**AIM OF THE TASK**.
Wherever "Output" appears in a line, list that line.

**GIVEN DATA**.

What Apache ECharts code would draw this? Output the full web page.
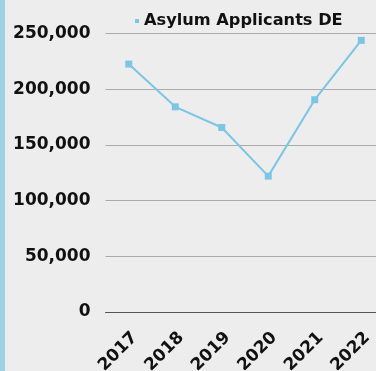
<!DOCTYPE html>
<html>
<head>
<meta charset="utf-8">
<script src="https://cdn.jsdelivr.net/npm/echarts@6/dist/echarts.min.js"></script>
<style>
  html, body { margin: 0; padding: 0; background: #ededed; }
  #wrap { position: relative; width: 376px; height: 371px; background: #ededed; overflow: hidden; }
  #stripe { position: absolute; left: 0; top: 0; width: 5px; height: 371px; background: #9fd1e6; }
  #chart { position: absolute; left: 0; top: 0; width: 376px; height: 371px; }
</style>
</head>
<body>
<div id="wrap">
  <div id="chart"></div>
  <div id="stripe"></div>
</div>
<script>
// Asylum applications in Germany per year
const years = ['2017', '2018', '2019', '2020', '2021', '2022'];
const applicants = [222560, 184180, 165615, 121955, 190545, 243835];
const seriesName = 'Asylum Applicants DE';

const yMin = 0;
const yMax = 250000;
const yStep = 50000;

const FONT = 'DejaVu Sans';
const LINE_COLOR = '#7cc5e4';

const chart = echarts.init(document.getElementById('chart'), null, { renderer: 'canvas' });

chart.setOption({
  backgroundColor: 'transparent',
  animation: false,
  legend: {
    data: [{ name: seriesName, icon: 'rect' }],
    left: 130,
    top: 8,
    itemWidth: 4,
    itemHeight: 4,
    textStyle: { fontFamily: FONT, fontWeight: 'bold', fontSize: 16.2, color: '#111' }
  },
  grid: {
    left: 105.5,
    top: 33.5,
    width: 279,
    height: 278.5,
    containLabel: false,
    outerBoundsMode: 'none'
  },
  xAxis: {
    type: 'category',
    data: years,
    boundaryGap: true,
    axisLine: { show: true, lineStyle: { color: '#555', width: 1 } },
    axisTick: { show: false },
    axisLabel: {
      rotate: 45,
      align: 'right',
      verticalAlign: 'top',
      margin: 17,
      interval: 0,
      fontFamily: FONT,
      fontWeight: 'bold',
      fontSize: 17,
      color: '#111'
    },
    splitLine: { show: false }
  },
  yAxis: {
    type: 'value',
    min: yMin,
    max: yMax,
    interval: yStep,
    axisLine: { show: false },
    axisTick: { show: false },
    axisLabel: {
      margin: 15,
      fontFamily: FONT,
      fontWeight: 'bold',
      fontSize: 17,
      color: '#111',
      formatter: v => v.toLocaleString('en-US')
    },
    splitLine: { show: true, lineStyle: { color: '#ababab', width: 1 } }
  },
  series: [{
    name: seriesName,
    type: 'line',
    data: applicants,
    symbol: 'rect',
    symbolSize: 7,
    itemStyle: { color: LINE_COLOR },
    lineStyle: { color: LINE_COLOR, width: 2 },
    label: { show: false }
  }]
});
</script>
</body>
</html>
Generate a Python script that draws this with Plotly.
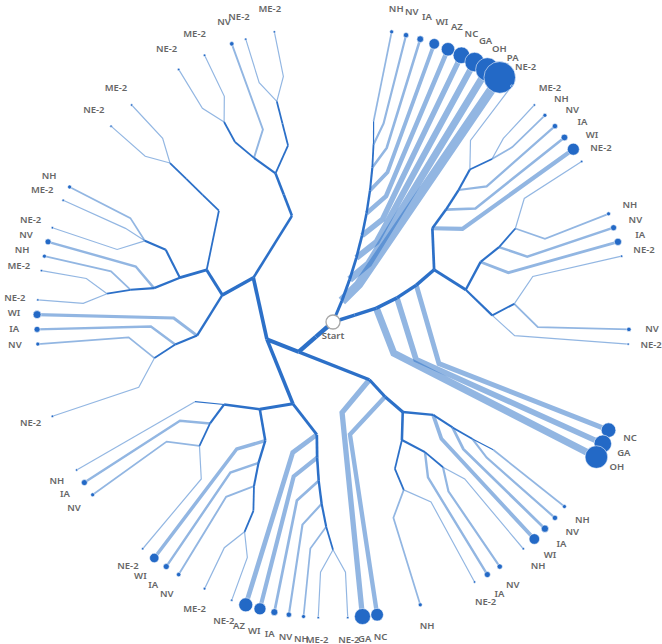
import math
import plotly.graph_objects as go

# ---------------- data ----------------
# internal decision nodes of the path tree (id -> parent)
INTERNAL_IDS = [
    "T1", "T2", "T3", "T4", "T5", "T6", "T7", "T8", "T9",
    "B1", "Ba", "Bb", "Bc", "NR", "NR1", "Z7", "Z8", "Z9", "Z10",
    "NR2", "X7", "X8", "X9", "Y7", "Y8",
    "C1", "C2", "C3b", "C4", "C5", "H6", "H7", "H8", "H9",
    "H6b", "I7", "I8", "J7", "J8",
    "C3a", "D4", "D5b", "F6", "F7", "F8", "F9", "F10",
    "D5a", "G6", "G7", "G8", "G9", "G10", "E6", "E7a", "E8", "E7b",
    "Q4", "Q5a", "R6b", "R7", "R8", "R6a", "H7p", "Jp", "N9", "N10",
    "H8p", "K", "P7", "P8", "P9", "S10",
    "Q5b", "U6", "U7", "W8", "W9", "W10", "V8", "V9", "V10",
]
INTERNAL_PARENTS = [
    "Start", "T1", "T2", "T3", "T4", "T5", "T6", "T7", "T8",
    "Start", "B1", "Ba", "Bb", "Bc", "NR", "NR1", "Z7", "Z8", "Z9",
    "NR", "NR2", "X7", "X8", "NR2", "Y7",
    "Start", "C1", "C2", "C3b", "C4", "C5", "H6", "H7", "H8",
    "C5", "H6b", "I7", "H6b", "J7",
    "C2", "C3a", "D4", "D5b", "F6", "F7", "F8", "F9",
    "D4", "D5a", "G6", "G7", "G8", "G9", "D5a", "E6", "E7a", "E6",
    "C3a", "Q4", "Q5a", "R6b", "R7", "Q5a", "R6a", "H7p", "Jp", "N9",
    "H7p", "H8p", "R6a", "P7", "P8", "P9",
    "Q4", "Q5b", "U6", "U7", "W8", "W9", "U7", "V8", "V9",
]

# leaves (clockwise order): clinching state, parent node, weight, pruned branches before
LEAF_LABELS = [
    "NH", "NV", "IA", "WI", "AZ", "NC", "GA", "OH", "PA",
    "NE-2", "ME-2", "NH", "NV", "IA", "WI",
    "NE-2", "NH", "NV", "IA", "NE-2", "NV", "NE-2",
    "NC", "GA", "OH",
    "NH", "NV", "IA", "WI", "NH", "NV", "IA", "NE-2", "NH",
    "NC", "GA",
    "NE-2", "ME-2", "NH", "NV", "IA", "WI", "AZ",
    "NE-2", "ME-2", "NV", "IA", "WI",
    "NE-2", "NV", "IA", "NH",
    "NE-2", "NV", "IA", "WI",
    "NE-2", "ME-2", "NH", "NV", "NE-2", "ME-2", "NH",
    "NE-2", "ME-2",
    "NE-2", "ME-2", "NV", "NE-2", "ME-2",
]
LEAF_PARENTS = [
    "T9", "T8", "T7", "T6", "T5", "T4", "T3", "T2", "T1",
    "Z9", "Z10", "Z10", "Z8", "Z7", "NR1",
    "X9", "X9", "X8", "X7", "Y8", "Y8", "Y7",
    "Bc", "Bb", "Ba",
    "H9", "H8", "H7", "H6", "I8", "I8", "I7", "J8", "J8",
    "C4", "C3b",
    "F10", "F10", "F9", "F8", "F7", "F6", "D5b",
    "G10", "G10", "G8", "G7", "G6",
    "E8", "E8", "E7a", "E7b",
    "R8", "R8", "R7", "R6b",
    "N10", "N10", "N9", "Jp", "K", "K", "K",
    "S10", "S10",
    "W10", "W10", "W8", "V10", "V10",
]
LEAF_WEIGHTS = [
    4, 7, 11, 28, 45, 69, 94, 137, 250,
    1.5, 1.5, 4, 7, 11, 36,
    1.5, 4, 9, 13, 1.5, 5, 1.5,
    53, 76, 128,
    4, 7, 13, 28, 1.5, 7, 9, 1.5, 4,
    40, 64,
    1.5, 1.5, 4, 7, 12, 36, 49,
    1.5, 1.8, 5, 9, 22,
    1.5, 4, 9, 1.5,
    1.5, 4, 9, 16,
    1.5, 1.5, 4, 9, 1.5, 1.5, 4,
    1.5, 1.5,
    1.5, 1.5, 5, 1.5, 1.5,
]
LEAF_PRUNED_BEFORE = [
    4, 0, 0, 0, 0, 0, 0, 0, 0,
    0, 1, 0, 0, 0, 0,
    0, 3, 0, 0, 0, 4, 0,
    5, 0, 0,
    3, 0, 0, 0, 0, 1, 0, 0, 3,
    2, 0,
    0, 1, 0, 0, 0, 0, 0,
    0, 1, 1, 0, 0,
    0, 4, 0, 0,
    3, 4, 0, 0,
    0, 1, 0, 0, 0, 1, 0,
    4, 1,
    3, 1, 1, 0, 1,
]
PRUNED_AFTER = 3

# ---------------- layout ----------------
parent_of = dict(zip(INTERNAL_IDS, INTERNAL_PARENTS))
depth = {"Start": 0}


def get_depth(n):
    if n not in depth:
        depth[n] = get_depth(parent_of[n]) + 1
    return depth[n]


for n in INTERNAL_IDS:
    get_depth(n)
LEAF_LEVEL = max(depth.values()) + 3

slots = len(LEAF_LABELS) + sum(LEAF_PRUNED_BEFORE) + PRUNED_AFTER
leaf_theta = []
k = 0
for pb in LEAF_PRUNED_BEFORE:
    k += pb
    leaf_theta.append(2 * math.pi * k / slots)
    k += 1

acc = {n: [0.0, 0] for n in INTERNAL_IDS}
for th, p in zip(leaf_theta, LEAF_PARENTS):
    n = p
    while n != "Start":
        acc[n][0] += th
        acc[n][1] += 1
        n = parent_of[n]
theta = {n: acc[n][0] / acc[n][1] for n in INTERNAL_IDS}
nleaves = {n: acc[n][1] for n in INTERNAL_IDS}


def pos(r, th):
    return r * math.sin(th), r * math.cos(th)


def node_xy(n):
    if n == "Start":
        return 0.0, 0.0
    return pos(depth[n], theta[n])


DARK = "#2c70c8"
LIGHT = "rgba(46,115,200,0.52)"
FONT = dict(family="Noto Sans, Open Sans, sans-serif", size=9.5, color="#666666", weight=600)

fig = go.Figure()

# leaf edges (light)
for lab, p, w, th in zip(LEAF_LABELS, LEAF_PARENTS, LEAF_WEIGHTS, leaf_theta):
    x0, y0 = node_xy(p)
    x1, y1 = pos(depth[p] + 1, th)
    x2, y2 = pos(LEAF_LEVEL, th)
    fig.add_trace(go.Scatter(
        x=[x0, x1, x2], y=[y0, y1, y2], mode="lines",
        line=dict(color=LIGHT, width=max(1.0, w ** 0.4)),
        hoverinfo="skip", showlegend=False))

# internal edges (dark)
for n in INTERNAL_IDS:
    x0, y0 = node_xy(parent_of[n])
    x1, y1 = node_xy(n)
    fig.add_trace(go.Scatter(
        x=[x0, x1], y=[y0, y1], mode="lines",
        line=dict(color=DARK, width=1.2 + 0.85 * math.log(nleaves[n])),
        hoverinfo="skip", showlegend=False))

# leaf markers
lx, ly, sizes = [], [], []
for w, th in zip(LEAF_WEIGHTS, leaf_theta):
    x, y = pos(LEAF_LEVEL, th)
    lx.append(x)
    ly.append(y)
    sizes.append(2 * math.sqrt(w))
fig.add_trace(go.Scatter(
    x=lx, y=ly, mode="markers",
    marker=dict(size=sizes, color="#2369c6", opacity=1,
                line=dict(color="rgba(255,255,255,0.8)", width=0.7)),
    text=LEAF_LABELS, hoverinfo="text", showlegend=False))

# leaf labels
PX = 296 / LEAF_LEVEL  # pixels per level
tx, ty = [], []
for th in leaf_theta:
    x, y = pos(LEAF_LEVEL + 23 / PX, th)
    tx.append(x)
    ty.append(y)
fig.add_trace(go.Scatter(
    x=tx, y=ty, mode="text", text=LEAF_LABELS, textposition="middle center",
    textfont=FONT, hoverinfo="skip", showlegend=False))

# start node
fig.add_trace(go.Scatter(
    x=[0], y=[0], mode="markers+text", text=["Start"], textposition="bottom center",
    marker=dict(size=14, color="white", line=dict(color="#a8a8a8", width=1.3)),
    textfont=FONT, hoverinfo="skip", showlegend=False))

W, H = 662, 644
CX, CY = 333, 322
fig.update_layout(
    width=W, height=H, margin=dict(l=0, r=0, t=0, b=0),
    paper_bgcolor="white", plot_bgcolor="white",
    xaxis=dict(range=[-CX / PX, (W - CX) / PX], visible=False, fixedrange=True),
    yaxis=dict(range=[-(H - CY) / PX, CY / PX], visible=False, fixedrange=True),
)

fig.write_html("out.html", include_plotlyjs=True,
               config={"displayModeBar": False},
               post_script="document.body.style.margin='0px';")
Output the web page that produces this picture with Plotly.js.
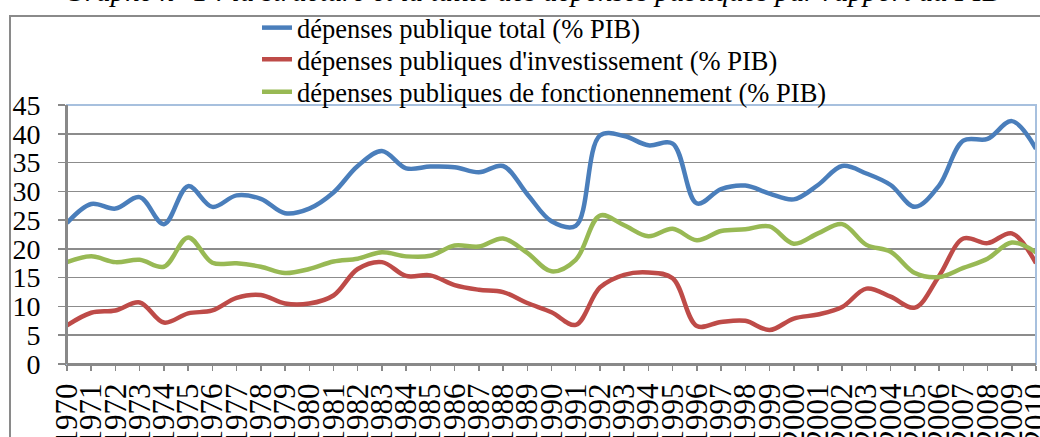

**SOLUTION TO THE EXERCISE**.
What Apache ECharts code would draw this? Output the full web page.
Output the web page that produces this picture with Plotly.js.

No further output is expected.